## [Required work]
Copy all of the material word for word, except for the pictures.

>> Start

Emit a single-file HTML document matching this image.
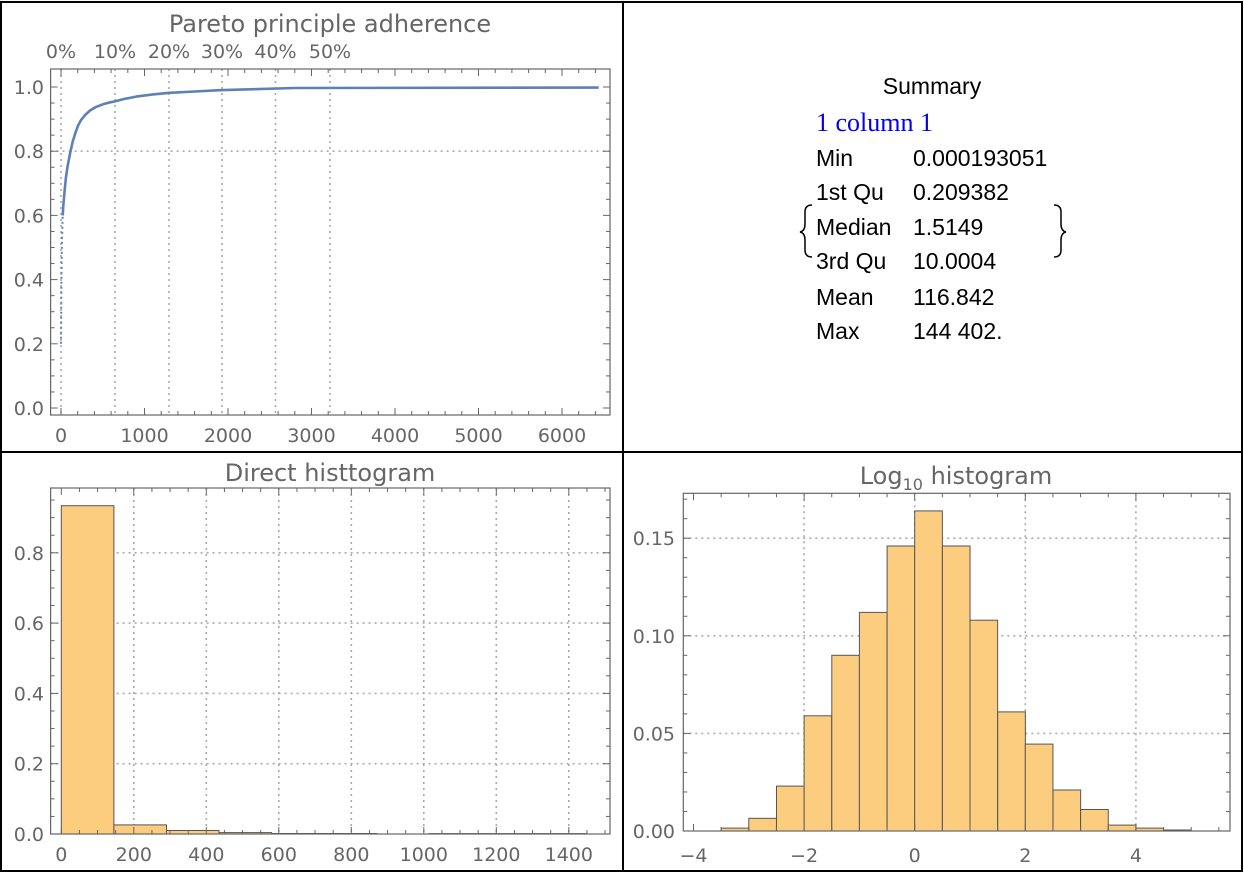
<!DOCTYPE html>
<html><head><meta charset="utf-8"><style>
html,body{margin:0;padding:0;background:#fff;}
svg{display:block;font-family:"DejaVu Sans","Liberation Sans",sans-serif;}
.t{fill:#666;font-size:19px;}
.ti{fill:#666;font-size:24px;}
.s{font-family:"Liberation Sans","DejaVu Sans",sans-serif;font-size:23px;fill:#000;}
</style></head><body>
<svg id="g" width="1244" height="874" xmlns="http://www.w3.org/2000/svg">
<rect x="0" y="0" width="1244" height="874" fill="#fff"/>
<g stroke="#000" stroke-width="2" fill="none">
<rect x="1" y="2" width="1241" height="869"/>
<line x1="623" y1="2" x2="623" y2="871"/>
<line x1="1" y1="452" x2="1242" y2="452"/>
</g>
<text class="ti" x="330" y="32" text-anchor="middle">Pareto principle adherence</text>
<text class="ti" x="330" y="481" text-anchor="middle">Direct histtogram</text>
<text class="ti" x="956" y="484" text-anchor="middle">Log<tspan font-size="16" dy="6">10</tspan><tspan dy="-6"> histogram</tspan></text>
<g id="p"></g>
<text class="s" x="932" y="94" text-anchor="middle">Summary</text>
<text x="816" y="131" font-family="Liberation Serif,serif" font-size="26" fill="#0000ee">1 column 1</text>
<g>
<text class="s" x="816" y="166">Min</text><text class="s" x="913" y="166">0.000193051</text>
<text class="s" x="816" y="200">1st Qu</text><text class="s" x="913" y="200">0.209382</text>
<text class="s" x="816" y="235">Median</text><text class="s" x="913" y="235">1.5149</text>
<text class="s" x="816" y="269">3rd Qu</text><text class="s" x="913" y="269">10.0004</text>
<text class="s" x="816" y="305">Mean</text><text class="s" x="913" y="305">116.842</text>
<text class="s" x="816" y="339">Max</text><text class="s" x="913" y="339">144 402.</text>
</g>
<path d="M812,205 Q805,205 805,212 L805,224 Q805,231 800,232 Q805,233 805,240 L805,250 Q805,257 812,257" stroke="#000" stroke-width="1.5" fill="none"/>
<path d="M1054,205 Q1061,205 1061,212 L1061,224 Q1061,231 1066,232 Q1061,233 1061,240 L1061,250 Q1061,257 1054,257" stroke="#000" stroke-width="1.5" fill="none"/>
</svg>
<script>
var g=document.getElementById('p'),h='';
function L(x1,y1,x2,y2,st){h+='<line x1="'+x1+'" y1="'+y1+'" x2="'+x2+'" y2="'+y2+'" '+st+'/>';}
var dot='stroke="#aaa" stroke-width="1.6" stroke-dasharray="2,4"';
var tk='stroke="#666" stroke-width="1"';
function T(x,y,s,a){h+='<text class="t" x="'+x+'" y="'+y+'" text-anchor="'+(a||'middle')+'">'+s+'</text>';}
function frame(x0,y0,x1,y1){h+='<rect x="'+x0+'" y="'+y0+'" width="'+(x1-x0)+'" height="'+(y1-y0)+'" fill="none" stroke="#666" stroke-width="1.2"/>';}
// plot1
var X0=50.6,Y0=69,X1=610,Y1=415;
[61,115,169,222,275.5,330].forEach(function(x,i){L(x,Y0,x,Y1,dot);T(x,58,(i*10)+'%');});
L(X0,151.2,X1,151.2,dot);
for(var v=0;v<=6400;v+=200){var x=61+v*0.0835,l=v%1000==0?7:4;L(x,Y1,x,Y1-l,tk);L(x,Y0,x,Y0+l,tk);}
for(var v=0;v<=6000;v+=1000)T(61+v*0.0835,442,v);
for(var f=0;f<=1.0001;f+=0.05){var y=408-f*321,l=Math.round(f*100)%20==0?7:4;L(X0,y,X0+l,y,tk);L(X1,y,X1-l,y,tk);}
for(var i=0;i<=5;i++)T(44,408-i*0.2*321+7,(i*0.2).toFixed(1),'end');
var lo=[[0,.2],[2,.3],[5,.4],[10,.5],[15,.56],[20,.6]];
var hi=[[20,.6],[28,.63],[36,.655],[48,.69],[60,.72],[80,.755],[110,.795],[140,.83],[170,.855],[205,.88],[240,.897],[290,.913],[350,.927],[420,.938],[500,.946],[570,.951],[644,.955],[760,.963],[900,.97],[1100,.977],[1300,.982],[1600,.986],[1900,.99],[2150,.992],[2800,.997],[6440,.998]];
function pl(a,st){h+='<polyline fill="none" stroke="#5e81b5" stroke-linejoin="round" '+st+' points="'+a.map(function(p){return (61+p[0]*0.0835).toFixed(1)+','+(408-p[1]*321).toFixed(1)}).join(' ')+'"/>';}
pl(lo,'stroke-width="2" stroke-dasharray="2,3"');
pl(hi,'stroke-width="2.6"');
frame(X0,Y0,X1,Y1);
// plot2
X0=50.6;Y0=488;X1=610;Y1=834;
[200,400,600,800,1000,1200,1400].forEach(function(v){L(61.3+v*0.3625,Y0,61.3+v*0.3625,Y1,dot);});
[.2,.4,.6,.8].forEach(function(f){L(X0,834-351.5*f,X1,834-351.5*f,dot);});
var b2=[.934,.026,.01,.004,.0015,.0015,0,.001,.001,.001];
b2.forEach(function(v,i){if(v<=0)return;var x=61.3+i*145*0.3625,w=145*0.3625,hh=v*351.5;h+='<rect x="'+x.toFixed(1)+'" y="'+(834-hh).toFixed(1)+'" width="'+w.toFixed(1)+'" height="'+hh.toFixed(1)+'" fill="#fccd7e" stroke="#555" stroke-width="1"/>';});
for(var v=0;v<=1500;v+=50){var x=61.3+v*0.3625,l=v%200==0?7:4;L(x,Y1,x,Y1-l,tk);L(x,Y0,x,Y0+l,tk);}
for(var v=0;v<=1400;v+=200)T(61.3+v*0.3625,861,v);
for(var f=0;f<=0.96;f+=0.05){var y=834-351.5*f,l=Math.round(f*100)%20==0?7:4;L(X0,y,X0+l,y,tk);L(X1,y,X1-l,y,tk);}
for(var i=0;i<=4;i++)T(44,834-i*0.2*351.5+7,(i*0.2).toFixed(1),'end');
frame(X0,Y0,X1,Y1);
// plot3
X0=683.3;Y0=493.3;X1=1230;Y1=831;
[-2,0,2,4].forEach(function(v){var x=914.7+55.3*v;L(x,Y0,x,Y1,dot);});
[.05,.1,.15].forEach(function(f){L(X0,831-1952*f,X1,831-1952*f,dot);});
var b3=[.0015,.0065,.023,.059,.090,.112,.146,.164,.146,.108,.061,.0445,.021,.011,.003,.0015,.0005];
b3.forEach(function(v,i){var x=914.7+55.3*(-3.5+i*0.5),hh=v*1952;h+='<rect x="'+x.toFixed(1)+'" y="'+(831-hh).toFixed(1)+'" width="27.65" height="'+hh.toFixed(1)+'" fill="#fccd7e" stroke="#555" stroke-width="1"/>';});
for(var v=-4;v<=5.5;v+=0.5){var x=914.7+55.3*v,l=Math.abs(v%2)<1e-9?7:4;L(x,Y1,x,Y1-l,tk);L(x,Y0,x,Y0+l,tk);}
[-4,-2,0,2,4].forEach(function(v){T(914.7+55.3*v,862,v<0?'\u2212'+(-v):v);});
for(var f=0;f<=0.17;f+=0.01){var y=831-1952*f,l=Math.round(f*100)%5==0?7:4;L(X0,y,X0+l,y,tk);L(X1,y,X1-l,y,tk);}
['0.00','0.05','0.10','0.15'].forEach(function(s,i){T(675,831-i*0.05*1952+7,s,'end');});
frame(X0,Y0,X1,Y1);
g.innerHTML=h;
</script>
</body></html>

>> End

## [Solution to this exercise]
Emit a single-file HTML document matching this image.
<!DOCTYPE html>
<html><head><meta charset="utf-8"><style>
html,body{margin:0;padding:0;background:#fff;}
svg{display:block;font-family:"DejaVu Sans","Liberation Sans",sans-serif;}
.t{fill:#666;font-size:19px;}
.ti{fill:#666;font-size:24px;}
.s{font-family:"Liberation Sans","DejaVu Sans",sans-serif;font-size:23px;fill:#000;}
</style></head><body>
<svg id="g" width="1244" height="874" xmlns="http://www.w3.org/2000/svg">
<rect x="0" y="0" width="1244" height="874" fill="#fff"/>
<g stroke="#000" stroke-width="2" fill="none">
<rect x="1" y="2" width="1241" height="869"/>
<line x1="623" y1="2" x2="623" y2="871"/>
<line x1="1" y1="452" x2="1242" y2="452"/>
</g>
<text class="ti" x="330" y="32" text-anchor="middle">Pareto principle adherence</text>
<text class="ti" x="330" y="481" text-anchor="middle">Direct histtogram</text>
<text class="ti" x="956" y="484" text-anchor="middle">Log<tspan font-size="16" dy="6">10</tspan><tspan dy="-6"> histogram</tspan></text>
<g id="p"></g>
<text class="s" x="932" y="94" text-anchor="middle">Summary</text>
<text x="816" y="131" font-family="Liberation Serif,serif" font-size="26" fill="#0000ee">1 column 1</text>
<g>
<text class="s" x="816" y="166">Min</text><text class="s" x="913" y="166">0.000193051</text>
<text class="s" x="816" y="200">1st Qu</text><text class="s" x="913" y="200">0.209382</text>
<text class="s" x="816" y="235">Median</text><text class="s" x="913" y="235">1.5149</text>
<text class="s" x="816" y="269">3rd Qu</text><text class="s" x="913" y="269">10.0004</text>
<text class="s" x="816" y="305">Mean</text><text class="s" x="913" y="305">116.842</text>
<text class="s" x="816" y="339">Max</text><text class="s" x="913" y="339">144 402.</text>
</g>
<path d="M812,205 Q805,205 805,212 L805,224 Q805,231 800,232 Q805,233 805,240 L805,250 Q805,257 812,257" stroke="#000" stroke-width="1.5" fill="none"/>
<path d="M1054,205 Q1061,205 1061,212 L1061,224 Q1061,231 1066,232 Q1061,233 1061,240 L1061,250 Q1061,257 1054,257" stroke="#000" stroke-width="1.5" fill="none"/>
</svg>
<script>
var g=document.getElementById('p'),h='';
function L(x1,y1,x2,y2,st){h+='<line x1="'+x1+'" y1="'+y1+'" x2="'+x2+'" y2="'+y2+'" '+st+'/>';}
var dot='stroke="#aaa" stroke-width="1.6" stroke-dasharray="2,4"';
var tk='stroke="#666" stroke-width="1"';
function T(x,y,s,a){h+='<text class="t" x="'+x+'" y="'+y+'" text-anchor="'+(a||'middle')+'">'+s+'</text>';}
function frame(x0,y0,x1,y1){h+='<rect x="'+x0+'" y="'+y0+'" width="'+(x1-x0)+'" height="'+(y1-y0)+'" fill="none" stroke="#666" stroke-width="1.2"/>';}
// plot1
var X0=50.6,Y0=69,X1=610,Y1=415;
[61,115,169,222,275.5,330].forEach(function(x,i){L(x,Y0,x,Y1,dot);T(x,58,(i*10)+'%');});
L(X0,151.2,X1,151.2,dot);
for(var v=0;v<=6400;v+=200){var x=61+v*0.0835,l=v%1000==0?7:4;L(x,Y1,x,Y1-l,tk);L(x,Y0,x,Y0+l,tk);}
for(var v=0;v<=6000;v+=1000)T(61+v*0.0835,442,v);
for(var f=0;f<=1.0001;f+=0.05){var y=408-f*321,l=Math.round(f*100)%20==0?7:4;L(X0,y,X0+l,y,tk);L(X1,y,X1-l,y,tk);}
for(var i=0;i<=5;i++)T(44,408-i*0.2*321+7,(i*0.2).toFixed(1),'end');
var lo=[[0,.2],[2,.3],[5,.4],[10,.5],[15,.56],[20,.6]];
var hi=[[20,.6],[28,.63],[36,.655],[48,.69],[60,.72],[80,.755],[110,.795],[140,.83],[170,.855],[205,.88],[240,.897],[290,.913],[350,.927],[420,.938],[500,.946],[570,.951],[644,.955],[760,.963],[900,.97],[1100,.977],[1300,.982],[1600,.986],[1900,.99],[2150,.992],[2800,.997],[6440,.998]];
function pl(a,st){h+='<polyline fill="none" stroke="#5e81b5" stroke-linejoin="round" '+st+' points="'+a.map(function(p){return (61+p[0]*0.0835).toFixed(1)+','+(408-p[1]*321).toFixed(1)}).join(' ')+'"/>';}
pl(lo,'stroke-width="2" stroke-dasharray="2,3"');
pl(hi,'stroke-width="2.6"');
frame(X0,Y0,X1,Y1);
// plot2
X0=50.6;Y0=488;X1=610;Y1=834;
[200,400,600,800,1000,1200,1400].forEach(function(v){L(61.3+v*0.3625,Y0,61.3+v*0.3625,Y1,dot);});
[.2,.4,.6,.8].forEach(function(f){L(X0,834-351.5*f,X1,834-351.5*f,dot);});
var b2=[.934,.026,.01,.004,.0015,.0015,0,.001,.001,.001];
b2.forEach(function(v,i){if(v<=0)return;var x=61.3+i*145*0.3625,w=145*0.3625,hh=v*351.5;h+='<rect x="'+x.toFixed(1)+'" y="'+(834-hh).toFixed(1)+'" width="'+w.toFixed(1)+'" height="'+hh.toFixed(1)+'" fill="#fccd7e" stroke="#555" stroke-width="1"/>';});
for(var v=0;v<=1500;v+=50){var x=61.3+v*0.3625,l=v%200==0?7:4;L(x,Y1,x,Y1-l,tk);L(x,Y0,x,Y0+l,tk);}
for(var v=0;v<=1400;v+=200)T(61.3+v*0.3625,861,v);
for(var f=0;f<=0.96;f+=0.05){var y=834-351.5*f,l=Math.round(f*100)%20==0?7:4;L(X0,y,X0+l,y,tk);L(X1,y,X1-l,y,tk);}
for(var i=0;i<=4;i++)T(44,834-i*0.2*351.5+7,(i*0.2).toFixed(1),'end');
frame(X0,Y0,X1,Y1);
// plot3
X0=683.3;Y0=493.3;X1=1230;Y1=831;
[-2,0,2,4].forEach(function(v){var x=914.7+55.3*v;L(x,Y0,x,Y1,dot);});
[.05,.1,.15].forEach(function(f){L(X0,831-1952*f,X1,831-1952*f,dot);});
var b3=[.0015,.0065,.023,.059,.090,.112,.146,.164,.146,.108,.061,.0445,.021,.011,.003,.0015,.0005];
b3.forEach(function(v,i){var x=914.7+55.3*(-3.5+i*0.5),hh=v*1952;h+='<rect x="'+x.toFixed(1)+'" y="'+(831-hh).toFixed(1)+'" width="27.65" height="'+hh.toFixed(1)+'" fill="#fccd7e" stroke="#555" stroke-width="1"/>';});
for(var v=-4;v<=5.5;v+=0.5){var x=914.7+55.3*v,l=Math.abs(v%2)<1e-9?7:4;L(x,Y1,x,Y1-l,tk);L(x,Y0,x,Y0+l,tk);}
[-4,-2,0,2,4].forEach(function(v){T(914.7+55.3*v,862,v<0?'\u2212'+(-v):v);});
for(var f=0;f<=0.17;f+=0.01){var y=831-1952*f,l=Math.round(f*100)%5==0?7:4;L(X0,y,X0+l,y,tk);L(X1,y,X1-l,y,tk);}
['0.00','0.05','0.10','0.15'].forEach(function(s,i){T(675,831-i*0.05*1952+7,s,'end');});
frame(X0,Y0,X1,Y1);
g.innerHTML=h;
</script>
</body></html>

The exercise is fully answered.